▶ [DIRECTION]
Everything from the first line of the data below through the line that contains "import * as" should be written out exactly, please, and nothing more; the pictures stay out.
---
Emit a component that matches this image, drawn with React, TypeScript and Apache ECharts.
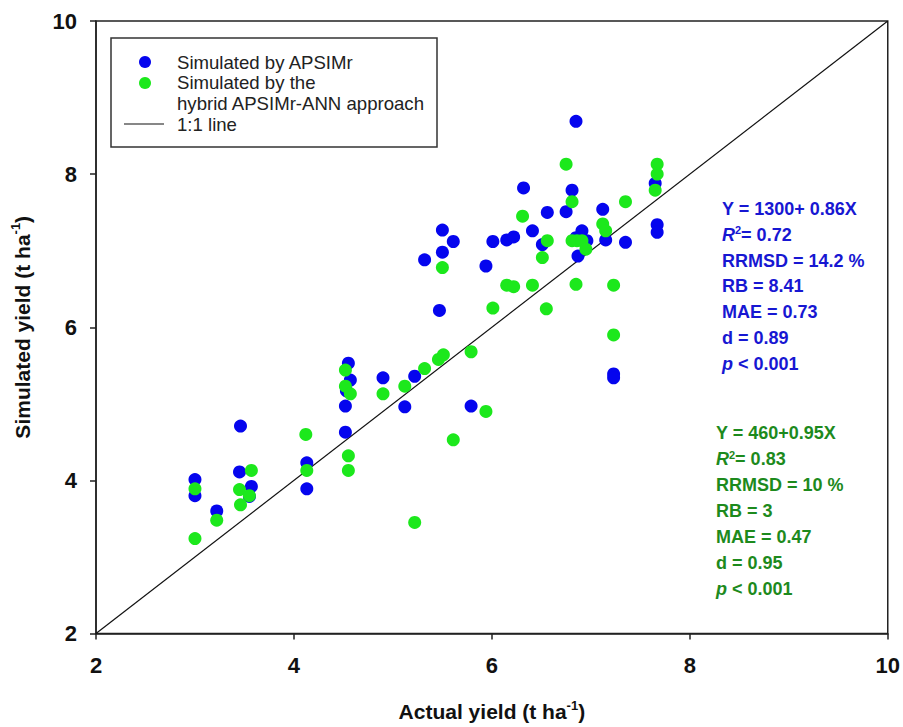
import React, { useEffect, useRef } from "react";
import * as echarts from "echarts";

// Actual vs simulated yield (t ha-1)
const apsimActual = [3.0, 3.0, 3.22, 3.46, 3.45, 3.57, 3.55, 4.13, 4.13, 4.55, 4.57, 4.53, 4.52, 4.52, 4.9, 5.12, 5.22, 5.47, 5.5, 5.61, 5.5, 5.32, 5.94, 6.01, 6.15, 6.22, 6.56, 6.75, 6.41, 6.51, 6.85, 6.91, 6.96, 6.87, 7.12, 7.15, 7.35, 6.85, 7.65, 6.32, 6.81, 7.67, 7.67, 7.23, 7.23, 5.79];
const apsimSimulated = [4.01, 3.8, 3.6, 4.71, 4.11, 3.92, 3.79, 4.23, 3.89, 5.53, 5.31, 5.17, 4.97, 4.63, 5.34, 4.96, 5.36, 6.22, 7.27, 7.12, 6.98, 6.88, 6.8, 7.12, 7.14, 7.18, 7.5, 7.51, 7.26, 7.08, 7.17, 7.26, 7.13, 6.93, 7.54, 7.14, 7.11, 8.69, 7.88, 7.82, 7.79, 7.34, 7.24, 5.39, 5.34, 4.97];

const hybridActual = [3.0, 3.0, 3.22, 3.45, 3.46, 3.57, 3.55, 4.13, 4.12, 4.52, 4.52, 4.57, 4.55, 4.55, 4.9, 5.12, 5.32, 5.46, 5.51, 5.79, 6.01, 6.55, 6.15, 6.22, 6.41, 6.85, 7.23, 7.23, 5.5, 6.31, 6.56, 6.51, 6.81, 6.86, 6.91, 6.95, 6.81, 7.12, 7.15, 7.35, 6.75, 7.67, 7.67, 7.65, 5.94, 5.61, 5.22];
const hybridSimulated = [3.89, 3.24, 3.48, 3.88, 3.68, 4.13, 3.8, 4.13, 4.6, 5.44, 5.23, 5.13, 4.32, 4.13, 5.13, 5.23, 5.46, 5.58, 5.64, 5.68, 6.25, 6.24, 6.55, 6.53, 6.55, 6.56, 6.55, 5.9, 6.78, 7.45, 7.13, 6.91, 7.13, 7.13, 7.13, 7.02, 7.64, 7.35, 7.26, 7.64, 8.13, 8.13, 8.0, 7.79, 4.9, 4.53, 3.45];

const oneToOne = [2, 10];
const axisTicks = [2, 4, 6, 8, 10];

const legendLabels = ["Simulated by APSIMr", "Simulated by the", "hybrid APSIMr-ANN approach", "1:1 line"];
const apsimStats = ["Y = 1300+ 0.86X", "R2|= 0.72", "RRMSD = 14.2 %", "RB = 8.41", "MAE = 0.73", "d = 0.89", "p|< 0.001"];
const hybridStats = ["Y = 460+0.95X", "R2|= 0.83", "RRMSD = 10 %", "RB = 3", "MAE = 0.47", "d = 0.95", "p|< 0.001"];

const FONT = "'Liberation Sans', Arial, Helvetica, sans-serif";
const BLUE = "#0505ee";
const GREEN = "#1ce81c";
const BLUE_TEXT = "#1717d2";
const GREEN_TEXT = "#1d8a1d";

function statText(line: string, color: string, x: number, y: number) {
  const fs = 18;
  const rich = {
    b: { fontFamily: FONT, fontWeight: "bold", fontSize: fs, fill: color, color },
    i: { fontFamily: FONT, fontWeight: "bold", fontStyle: "italic", fontSize: fs, fill: color, color },
    s: { fontFamily: FONT, fontWeight: "bold", fontSize: 11, fill: color, color, verticalAlign: "top", lineHeight: 20 },
  };
  let text: string;
  if (line.startsWith("R2|")) {
    text = "{i|R}{s|2}{b|" + line.slice(3) + "}";
  } else if (line.startsWith("p|")) {
    text = "{i|p }{b|" + line.slice(2) + "}";
  } else {
    text = "{b|" + line + "}";
  }
  return {
    type: "text",
    x,
    y,
    silent: true,
    style: {
      text,
      rich,
      fill: color,
      font: `bold ${fs}px ${FONT}`,
      verticalAlign: "middle",
      align: "left",
    },
  };
}

export default function App() {
  const ref = useRef<HTMLDivElement>(null);

  useEffect(() => {
    if (!ref.current) return;
    const chart = echarts.init(ref.current, undefined, { renderer: "svg" });

    const blueData = apsimActual.map((x, i) => [x, apsimSimulated[i]]);
    const greenData = hybridActual.map((x, i) => [x, hybridSimulated[i]]);
    const lineData = oneToOne.map((v) => [v, v]);

    const graphics: any[] = [
      {
        type: "rect",
        shape: { x: 111, y: 38, width: 326, height: 109 },
        style: { fill: "#fff", stroke: "#333", lineWidth: 1.5 },
        z: 10,
      },
      { type: "circle", shape: { cx: 145, cy: 62, r: 6 }, style: { fill: BLUE }, z: 11 },
      { type: "circle", shape: { cx: 145, cy: 83, r: 6 }, style: { fill: GREEN }, z: 11 },
      { type: "line", shape: { x1: 124, y1: 124, x2: 164, y2: 124 }, style: { stroke: "#111", lineWidth: 1.2 }, z: 11 },
    ];
    const legendY = [62, 82, 103, 124];
    legendLabels.forEach((t, i) => {
      graphics.push({
        type: "text",
        x: 177,
        y: legendY[i],
        z: 11,
        style: { text: t, font: `18.6px ${FONT}`, fill: "#222", verticalAlign: "middle", align: "left" },
      });
    });
    apsimStats.forEach((l, i) => graphics.push(statText(l, BLUE_TEXT, 722, 209 + i * 25.8)));
    hybridStats.forEach((l, i) => graphics.push(statText(l, GREEN_TEXT, 716, 433 + i * 26)));

    const axisCommon = {
      type: "value",
      min: 2,
      max: 10,
      interval: 2,
      nameLocation: "middle",
      axisLine: { show: true, onZero: false, lineStyle: { color: "#222", width: 1.5 } },
      axisTick: { show: true, inside: false, length: 6, lineStyle: { color: "#222", width: 1.5 } },
      splitLine: { show: false },
      axisLabel: {
        fontFamily: FONT,
        fontWeight: "bold",
        fontSize: 22,
        color: "#111",
        formatter: (v: number) => (axisTicks.includes(v) ? String(v) : ""),
      },
    };
    const nameStyle = {
      fontFamily: FONT,
      fontWeight: "bold",
      fontSize: 21,
      color: "#111",
      rich: {
        n: { fontFamily: FONT, fontWeight: "bold", fontSize: 21, color: "#111", lineHeight: 26 },
        sup: { fontFamily: FONT, fontWeight: "bold", fontSize: 13, color: "#111", verticalAlign: "top", lineHeight: 26 },
      },
    };

    chart.setOption({
      animation: false,
      backgroundColor: "#fff",
      grid: {
        left: 96,
        right: 13,
        top: 21,
        bottom: 87,
        show: true,
        borderColor: "#222",
        borderWidth: 1.5,
        containLabel: false,
      },
      xAxis: {
        ...axisCommon,
        name: "{n|Actual yield (t ha}{sup|-1}{n|)}",
        nameGap: 65,
        nameTextStyle: nameStyle,
        axisLabel: { ...axisCommon.axisLabel, margin: 21 },
      },
      yAxis: {
        ...axisCommon,
        name: "{n|Simulated yield (t ha}{sup|-1}{n|)}",
        nameGap: 61,
        nameTextStyle: nameStyle,
        axisLabel: { ...axisCommon.axisLabel, margin: 19 },
      },
      series: [
        {
          name: "1:1 line",
          type: "line",
          data: lineData,
          symbol: "none",
          lineStyle: { color: "#111", width: 1.2 },
          z: 1,
          silent: true,
        },
        {
          name: "Simulated by APSIMr",
          type: "scatter",
          data: blueData,
          symbolSize: 13,
          itemStyle: { color: BLUE, opacity: 1 },
          z: 2,
        },
        {
          name: "Simulated by the hybrid APSIMr-ANN approach",
          type: "scatter",
          data: greenData,
          symbolSize: 13,
          itemStyle: { color: GREEN, opacity: 1 },
          z: 3,
        },
      ],
      graphic: graphics,
    });

    return () => chart.dispose();
  }, []);

  return (
    <div
      ref={ref}
      style={{ position: "fixed", left: 0, top: 0, width: 903, height: 727, background: "#fff" }}
    />
  );
}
---
▶ [RESULT OF THE TASK]
Emit a component that matches this image, drawn with React, TypeScript and Apache ECharts.
import React, { useEffect, useRef } from "react";
import * as echarts from "echarts";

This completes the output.